# [Exercise description]
Print exactly the lines below between the line containing "Write the TikZ code for this diagram." and the line containing "(0,0) rectangle (1568,935);", counting both of those lines. Leave pictures out.

# [Given data]
########

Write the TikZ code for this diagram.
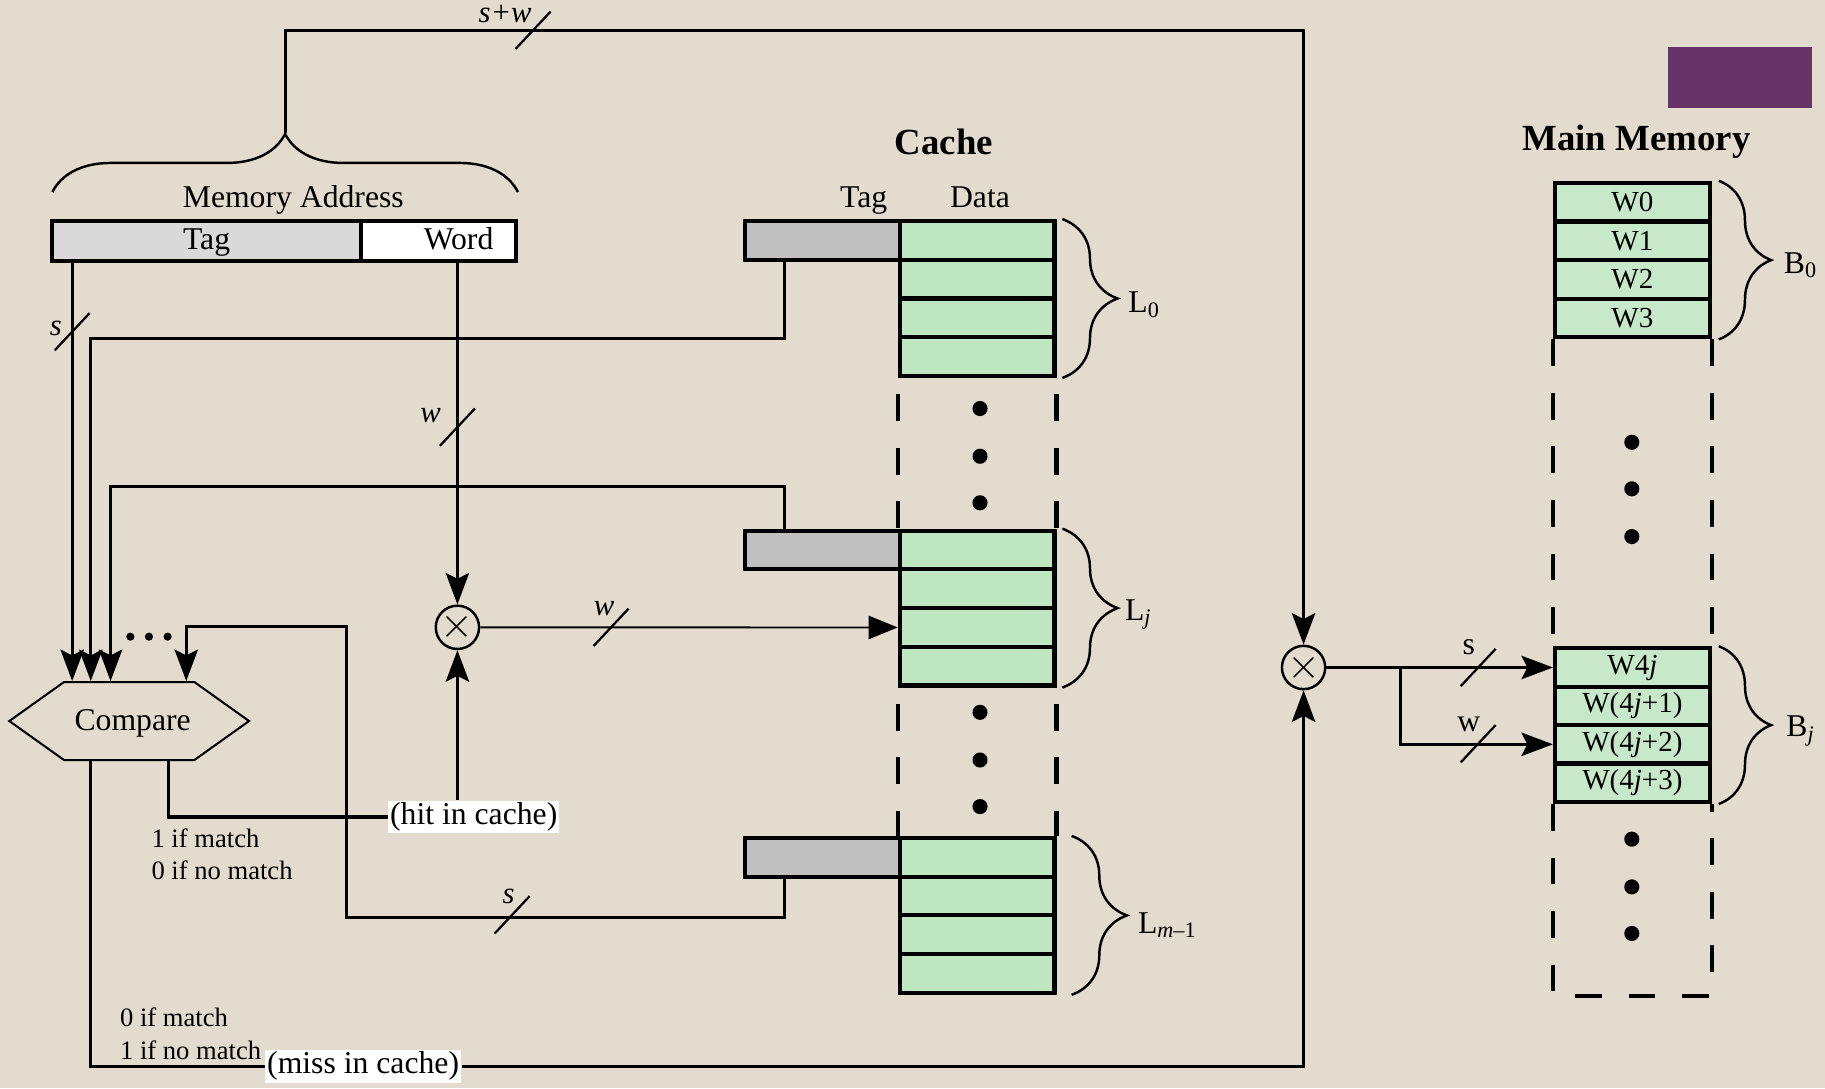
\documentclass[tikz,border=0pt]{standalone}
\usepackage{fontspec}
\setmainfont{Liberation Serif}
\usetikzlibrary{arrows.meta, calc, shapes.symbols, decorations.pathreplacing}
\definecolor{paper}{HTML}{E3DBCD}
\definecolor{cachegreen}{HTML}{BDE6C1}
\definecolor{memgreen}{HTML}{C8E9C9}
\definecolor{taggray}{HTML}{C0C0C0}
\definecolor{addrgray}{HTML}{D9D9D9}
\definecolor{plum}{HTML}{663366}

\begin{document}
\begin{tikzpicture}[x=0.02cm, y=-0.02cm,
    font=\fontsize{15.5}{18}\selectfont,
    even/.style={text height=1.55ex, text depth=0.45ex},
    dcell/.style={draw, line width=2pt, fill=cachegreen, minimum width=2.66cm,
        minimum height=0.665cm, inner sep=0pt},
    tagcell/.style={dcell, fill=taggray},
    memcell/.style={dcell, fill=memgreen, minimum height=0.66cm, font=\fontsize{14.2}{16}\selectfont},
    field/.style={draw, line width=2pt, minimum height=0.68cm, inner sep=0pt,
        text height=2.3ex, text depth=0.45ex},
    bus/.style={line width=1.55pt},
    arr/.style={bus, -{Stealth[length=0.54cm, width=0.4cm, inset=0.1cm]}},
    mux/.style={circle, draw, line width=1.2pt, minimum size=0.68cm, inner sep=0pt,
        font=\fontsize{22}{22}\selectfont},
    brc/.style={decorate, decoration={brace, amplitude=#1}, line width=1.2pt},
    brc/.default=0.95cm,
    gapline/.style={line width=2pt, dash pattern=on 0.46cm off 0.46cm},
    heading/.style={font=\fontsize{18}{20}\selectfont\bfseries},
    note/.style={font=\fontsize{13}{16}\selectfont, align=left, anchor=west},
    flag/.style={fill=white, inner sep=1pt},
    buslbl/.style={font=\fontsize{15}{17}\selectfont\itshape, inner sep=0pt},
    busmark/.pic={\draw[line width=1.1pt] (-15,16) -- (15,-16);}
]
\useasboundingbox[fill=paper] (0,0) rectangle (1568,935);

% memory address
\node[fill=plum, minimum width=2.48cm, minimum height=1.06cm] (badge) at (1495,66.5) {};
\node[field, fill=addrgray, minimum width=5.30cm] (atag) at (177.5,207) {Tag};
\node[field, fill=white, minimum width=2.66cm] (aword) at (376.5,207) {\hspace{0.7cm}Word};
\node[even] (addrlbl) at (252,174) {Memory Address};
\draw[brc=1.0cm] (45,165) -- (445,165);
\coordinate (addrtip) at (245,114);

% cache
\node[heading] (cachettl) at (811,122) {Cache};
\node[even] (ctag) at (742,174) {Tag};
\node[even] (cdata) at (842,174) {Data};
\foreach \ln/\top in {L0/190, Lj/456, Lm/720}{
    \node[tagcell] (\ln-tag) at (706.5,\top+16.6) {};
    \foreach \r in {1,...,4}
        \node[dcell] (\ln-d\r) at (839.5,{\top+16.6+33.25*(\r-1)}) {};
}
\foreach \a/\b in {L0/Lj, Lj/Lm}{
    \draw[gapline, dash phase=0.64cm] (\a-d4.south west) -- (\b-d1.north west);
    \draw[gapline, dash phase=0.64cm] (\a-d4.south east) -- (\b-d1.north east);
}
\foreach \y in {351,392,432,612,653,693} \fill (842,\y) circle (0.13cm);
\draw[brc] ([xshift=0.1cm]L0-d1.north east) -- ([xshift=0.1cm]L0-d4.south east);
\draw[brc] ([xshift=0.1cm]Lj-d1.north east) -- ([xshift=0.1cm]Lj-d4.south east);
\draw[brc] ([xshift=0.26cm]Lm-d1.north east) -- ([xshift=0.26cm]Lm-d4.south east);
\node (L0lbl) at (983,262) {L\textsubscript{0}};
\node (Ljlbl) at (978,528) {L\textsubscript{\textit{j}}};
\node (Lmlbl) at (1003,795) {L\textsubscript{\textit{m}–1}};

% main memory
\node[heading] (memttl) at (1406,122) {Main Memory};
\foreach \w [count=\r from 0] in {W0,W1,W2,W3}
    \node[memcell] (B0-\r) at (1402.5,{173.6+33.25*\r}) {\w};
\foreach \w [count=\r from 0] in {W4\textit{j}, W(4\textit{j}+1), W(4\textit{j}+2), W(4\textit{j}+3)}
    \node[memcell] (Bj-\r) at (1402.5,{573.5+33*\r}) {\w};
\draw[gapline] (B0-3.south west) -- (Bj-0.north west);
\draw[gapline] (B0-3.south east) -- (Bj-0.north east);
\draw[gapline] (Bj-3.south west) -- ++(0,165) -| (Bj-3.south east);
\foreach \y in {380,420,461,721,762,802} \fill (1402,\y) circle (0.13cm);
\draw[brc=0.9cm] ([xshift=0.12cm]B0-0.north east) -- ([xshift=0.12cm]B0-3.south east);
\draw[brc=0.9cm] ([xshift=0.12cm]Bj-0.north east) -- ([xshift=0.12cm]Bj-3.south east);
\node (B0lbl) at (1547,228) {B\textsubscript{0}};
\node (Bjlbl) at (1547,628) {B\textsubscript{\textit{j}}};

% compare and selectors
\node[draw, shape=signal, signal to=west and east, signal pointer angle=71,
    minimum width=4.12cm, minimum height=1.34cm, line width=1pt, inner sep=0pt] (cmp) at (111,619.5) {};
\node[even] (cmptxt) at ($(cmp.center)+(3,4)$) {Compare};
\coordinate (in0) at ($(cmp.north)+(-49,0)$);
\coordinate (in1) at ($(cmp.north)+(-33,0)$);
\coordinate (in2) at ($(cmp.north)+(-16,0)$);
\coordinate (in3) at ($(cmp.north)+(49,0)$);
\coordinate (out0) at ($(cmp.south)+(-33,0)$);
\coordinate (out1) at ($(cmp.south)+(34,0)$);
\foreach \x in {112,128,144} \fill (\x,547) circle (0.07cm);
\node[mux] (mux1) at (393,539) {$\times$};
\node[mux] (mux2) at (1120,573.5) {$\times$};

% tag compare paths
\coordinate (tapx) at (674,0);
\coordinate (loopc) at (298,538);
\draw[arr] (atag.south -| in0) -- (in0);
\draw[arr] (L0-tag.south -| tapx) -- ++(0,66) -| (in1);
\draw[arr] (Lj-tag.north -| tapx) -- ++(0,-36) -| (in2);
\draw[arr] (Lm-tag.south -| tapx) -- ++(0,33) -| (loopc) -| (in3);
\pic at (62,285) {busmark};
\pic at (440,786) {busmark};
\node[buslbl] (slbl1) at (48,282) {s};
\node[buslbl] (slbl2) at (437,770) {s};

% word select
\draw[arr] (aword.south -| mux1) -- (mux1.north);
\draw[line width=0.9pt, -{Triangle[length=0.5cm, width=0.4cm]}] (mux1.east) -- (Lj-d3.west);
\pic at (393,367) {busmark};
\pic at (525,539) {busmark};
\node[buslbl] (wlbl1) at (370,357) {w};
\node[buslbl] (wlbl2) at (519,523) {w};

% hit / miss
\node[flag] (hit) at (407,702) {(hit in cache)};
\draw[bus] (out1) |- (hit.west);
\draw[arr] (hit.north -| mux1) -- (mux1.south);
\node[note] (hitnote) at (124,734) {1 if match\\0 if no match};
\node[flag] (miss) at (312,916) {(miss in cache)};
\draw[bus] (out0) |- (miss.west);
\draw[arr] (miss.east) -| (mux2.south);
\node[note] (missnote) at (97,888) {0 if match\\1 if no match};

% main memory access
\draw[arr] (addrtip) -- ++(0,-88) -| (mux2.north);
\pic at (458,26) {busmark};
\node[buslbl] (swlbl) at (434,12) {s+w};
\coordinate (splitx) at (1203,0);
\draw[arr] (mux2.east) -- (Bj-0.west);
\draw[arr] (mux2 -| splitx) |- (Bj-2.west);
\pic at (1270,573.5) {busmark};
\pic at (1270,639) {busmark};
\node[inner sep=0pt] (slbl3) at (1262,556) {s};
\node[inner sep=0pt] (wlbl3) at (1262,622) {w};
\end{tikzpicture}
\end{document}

########

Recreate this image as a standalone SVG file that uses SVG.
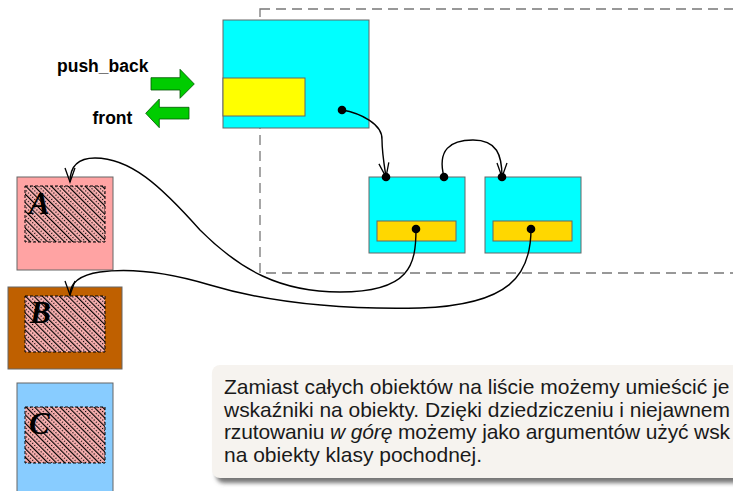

########

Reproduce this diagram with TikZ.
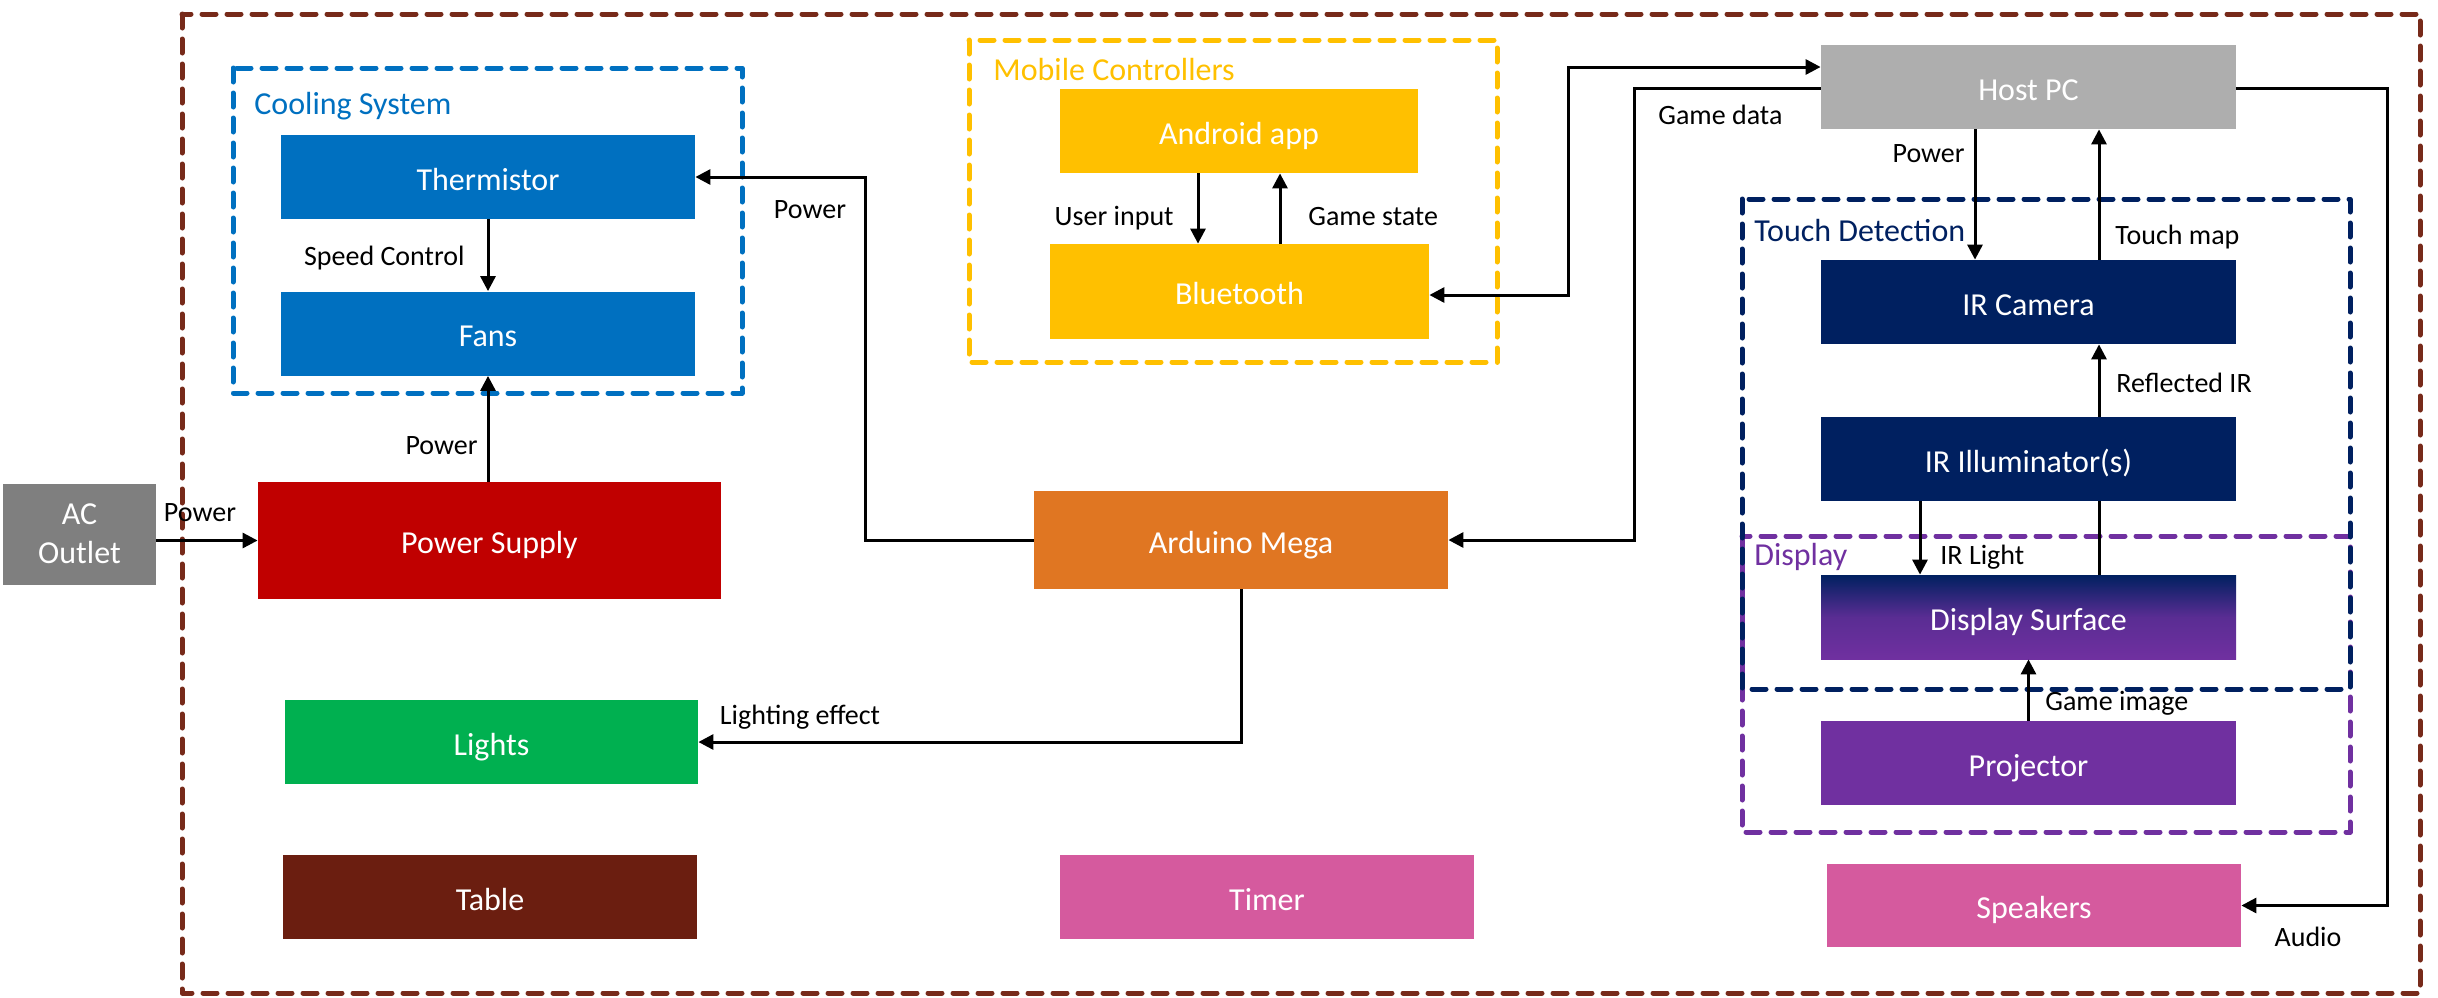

########

# [Response to this exercise]
Write the TikZ code for this diagram.
\documentclass[tikz,border=0pt]{standalone}
\usepackage{fontspec}
\setmainfont{Liberation Serif}
\usetikzlibrary{arrows.meta, calc, shapes.symbols, decorations.pathreplacing}
\definecolor{paper}{HTML}{E3DBCD}
\definecolor{cachegreen}{HTML}{BDE6C1}
\definecolor{memgreen}{HTML}{C8E9C9}
\definecolor{taggray}{HTML}{C0C0C0}
\definecolor{addrgray}{HTML}{D9D9D9}
\definecolor{plum}{HTML}{663366}

\begin{document}
\begin{tikzpicture}[x=0.02cm, y=-0.02cm,
    font=\fontsize{15.5}{18}\selectfont,
    even/.style={text height=1.55ex, text depth=0.45ex},
    dcell/.style={draw, line width=2pt, fill=cachegreen, minimum width=2.66cm,
        minimum height=0.665cm, inner sep=0pt},
    tagcell/.style={dcell, fill=taggray},
    memcell/.style={dcell, fill=memgreen, minimum height=0.66cm, font=\fontsize{14.2}{16}\selectfont},
    field/.style={draw, line width=2pt, minimum height=0.68cm, inner sep=0pt,
        text height=2.3ex, text depth=0.45ex},
    bus/.style={line width=1.55pt},
    arr/.style={bus, -{Stealth[length=0.54cm, width=0.4cm, inset=0.1cm]}},
    mux/.style={circle, draw, line width=1.2pt, minimum size=0.68cm, inner sep=0pt,
        font=\fontsize{22}{22}\selectfont},
    brc/.style={decorate, decoration={brace, amplitude=#1}, line width=1.2pt},
    brc/.default=0.95cm,
    gapline/.style={line width=2pt, dash pattern=on 0.46cm off 0.46cm},
    heading/.style={font=\fontsize{18}{20}\selectfont\bfseries},
    note/.style={font=\fontsize{13}{16}\selectfont, align=left, anchor=west},
    flag/.style={fill=white, inner sep=1pt},
    buslbl/.style={font=\fontsize{15}{17}\selectfont\itshape, inner sep=0pt},
    busmark/.pic={\draw[line width=1.1pt] (-15,16) -- (15,-16);}
]
\useasboundingbox[fill=paper] (0,0) rectangle (1568,935);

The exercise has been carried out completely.